Wrongful death trial to revisit Michael Jackson's chequered life
LOS ANGELES (Reuters) - Jury selection began on Tuesday in a Los Angeles civil trial that will revisit the chequered life and sudden death of superstar Michael Jackson before a planned comeback that he had hoped would revive his tattered personal and musical reputation.
Jackson's elderly mother Katherine is suing AEG Live, the promoters of a never-realized series of 2009 London concerts, for the wrongful death of her son, alleging they were negligent in hiring Dr Conrad Murray to care for the singer while he rehearsed for a planned series of 50 shows.
AEG Live contends that it did not hire or supervise Murray and claims that Jackson had prescription drug and addiction problems for years before entering into any agreement with it for the "This is it" London concerts.

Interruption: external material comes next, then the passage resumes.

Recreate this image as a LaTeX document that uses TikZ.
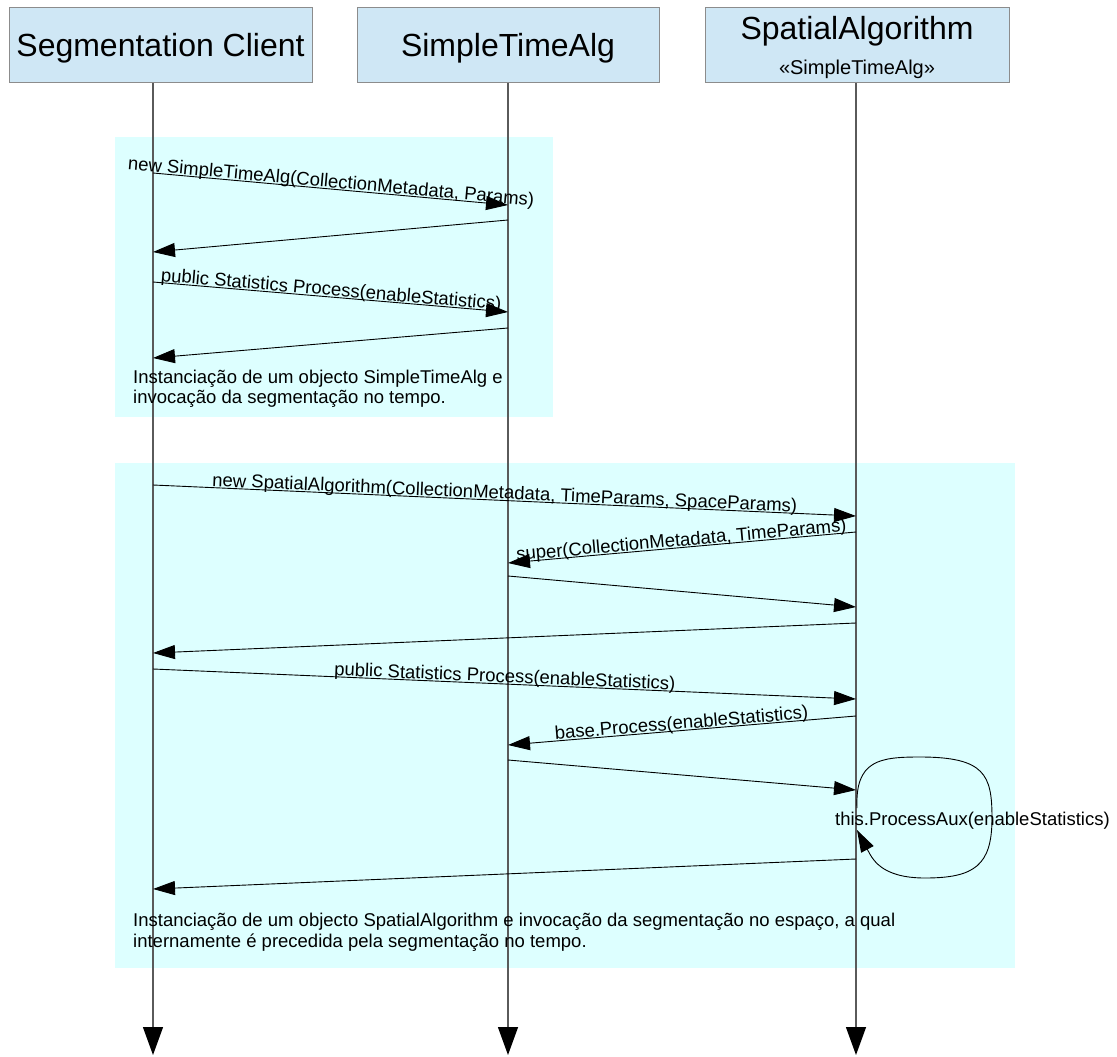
\documentclass[tikz,border=0pt]{standalone}
\usepackage{fontspec}
\setmainfont{Liberation Sans}
\usetikzlibrary{arrows.meta}
\definecolor{hdrfill}{HTML}{CFE7F5}
\definecolor{hdrline}{HTML}{8C8C8C}
\definecolor{frag}{HTML}{DDFFFF}
\definecolor{lifeln}{HTML}{5A5A5A}
\begin{document}
\begin{tikzpicture}[x=1pt,y=-1pt,
 hdr/.style={draw=hdrline, fill=hdrfill, line width=1pt, inner sep=0pt, minimum height=75pt},
 big/.style={font=\fontsize{32}{38}\selectfont, anchor=base, inner sep=0pt},
 small/.style={font=\fontsize{20}{24}\selectfont, anchor=base, inner sep=0pt},
 lbl/.style={font=\fontsize{18.5}{21}\selectfont, sloped, anchor=base, inner sep=0pt, yshift=1.5pt, pos=0.5},
 note/.style={font=\fontsize{18.5}{21}\selectfont, anchor=base west, inner sep=0pt},
 msg/.style={draw=black, line width=0.9pt, -{Triangle[length=22pt,width=14pt]}},
 life/.style={draw=lifeln, line width=1.3pt, -{Triangle[length=28pt,width=20pt,color=black]}},
 fragbox/.style={fill=frag, draw=none}]
\useasboundingbox (0,0) rectangle (1117,1057);
\fill[white] (0,0) rectangle (1117,1057);
% fragments
\path[fragbox] (115,137) rectangle (553,417);
\path[fragbox] (115,463) rectangle (1015,968);
% headers
\node[hdr, minimum width=303pt] (seg) at (160.5,45.5) {};
\node[hdr, minimum width=302pt] (sta) at (508,45.5) {};
\node[hdr, minimum width=304pt] (spa) at (857,45.5) {};
\node[big] (segT) at (160.5,57) {Segmentation Client};
\node[big] (staT) at (508,57) {SimpleTimeAlg};
\node[big] (spaT) at (857,40) {SpatialAlgorithm};
\node[small] (spaS) at (857,75) {«SimpleTimeAlg»};
% lifelines
\coordinate (segTop) at (153,83);
\coordinate (segEnd) at (153,1055);
\coordinate (staTop) at (508,83);
\coordinate (staEnd) at (508,1055);
\coordinate (spaTop) at (856,83);
\coordinate (spaEnd) at (856,1055);
\draw[life] (segTop) -- (segEnd);
\draw[life] (staTop) -- (staEnd);
\draw[life] (spaTop) -- (spaEnd);
% message endpoints
\coordinate (a1) at (153,173); \coordinate (b1) at (508,205);
\coordinate (a2) at (508,220); \coordinate (b2) at (153,252);
\coordinate (a3) at (153,282); \coordinate (b3) at (508,312);
\coordinate (a4) at (508,328); \coordinate (b4) at (153,358);
\coordinate (a5) at (153,485); \coordinate (b5) at (856,516);
\coordinate (a6) at (856,532); \coordinate (b6) at (508,563);
\coordinate (a7) at (508,576); \coordinate (b7) at (856,607);
\coordinate (a8) at (856,623); \coordinate (b8) at (153,653);
\coordinate (a9) at (153,669); \coordinate (b9) at (856,699);
\coordinate (a10) at (856,716); \coordinate (b10) at (508,745);
\coordinate (a11) at (508,760); \coordinate (b11) at (856,790);
\coordinate (a12) at (856,859); \coordinate (b12) at (153,889);
\coordinate (lp1) at (857,808); \coordinate (lp2) at (857,830);
% messages
\draw[msg] (a1) -- node[lbl] (l1) {new SimpleTimeAlg(CollectionMetadata, Params)} (b1);
\draw[msg] (a2) -- (b2);
\draw[msg] (a3) -- node[lbl] (l3) {public Statistics Process(enableStatistics)} (b3);
\draw[msg] (a4) -- (b4);
\draw[msg] (a5) -- node[lbl] (l5) {new SpatialAlgorithm(CollectionMetadata, TimeParams, SpaceParams)} (b5);
\draw[msg] (a6) -- node[lbl] (l6) {super(CollectionMetadata, TimeParams)} (b6);
\draw[msg] (a7) -- (b7);
\draw[msg] (a8) -- (b8);
\draw[msg] (a9) -- node[lbl] (l9) {public Statistics Process(enableStatistics)} (b9);
\draw[msg] (a10) -- node[lbl] (l10) {base.Process(enableStatistics)} (b10);
\draw[msg] (a11) -- (b11);
\draw[msg] (lp1) .. controls (855,760) and (880,757) .. (920,757)
  .. controls (985,757) and (992,775) .. (992,818)
  .. controls (992,865) and (975,878) .. (925,878)
  .. controls (880,878) and (872,858) .. (lp2);
\node[note] (lpT) at (835,825) {this.ProcessAux(enableStatistics)};
\draw[msg] (a12) -- (b12);
% notes
\node[note] (n1a) at (133,383) {Instanciação de um objecto SimpleTimeAlg e};
\node[note] (n1b) at (133,403) {invocação da segmentação no tempo.};
\node[note] (n2a) at (133,926) {Instanciação de um objecto SpatialAlgorithm e invocação da segmentação no espaço, a qual};
\node[note] (n2b) at (133,947) {internamente é precedida pela segmentação no tempo.};
\end{tikzpicture}
\end{document}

The concert promoters also argue that they could not have foreseen that Murray posed a danger to Jackson.
Jackson's mother, his two oldest children Prince, 16, and Paris, who turns 15 on Wednesday, as well as Murray, are all on the witness list in what promises to be days of emotional testimony about the death of the "Thriller" singer.
Murray, who is not being sued, was convicted in 2011 for the involuntary manslaughter of Jackson after a long trial that depicted the singer known for his spectacular public shows as an odd, sometimes slurring, drug-dependent person when off-stage.
Jury selection is expected to take several days. On Tuesday several dozen potential jurors were given questionnaires that sought information ranging from their ability to serve in a long trial to their knowledge and views of Jackson's music, his death in June 2009, media coverage and Murray's subsequent trial.
Los Angeles Superior Court Judge Yvette Palazuelos on Tuesday agreed to consider again requests from TV broadcasters CNN and NBC for live coverage of the wrongful death trial that is expected to last two to three months.
Attorneys for Katherine Jackson support the idea of live coverage but AEG opposes the notion. The concert promoters have also asked the judge to issue gag orders that would prevent both legal teams from talking to the media during the trial.
According to celebrity website TMZ.com, Katherine Jackson and Michael Jackson's children are seeking more than $40 billion (26.4 billion pounds) in damages from privately held AEG Live for loss of the singer's earnings and other damages.
Attorneys for AEG Live have argued that the figure is absurd because Jackson's career was in a downward spiral, according to TMZ.com.
Jackson, 50, died in Los Angeles on June 25, 2009 from a lethal dose of the surgical anaesthetic propofol that Murray was administering for sleep problems. The day before he had been in final rehearsals for the concerts due to start on July 13.
Judge Palazuelos ruled last month that AEG Live could raise Jackson's 2005 trial and acquittal on child molestation charges as part of their defence as it may be relevant to the singer's history of drug abuse and despondency.
Although the pop star was cleared on all charges of molesting a 13-year-old boy he had befriended at his Neverland Ranch in central California, his reputation was badly tarnished, his music career slumped and he ran up huge debts.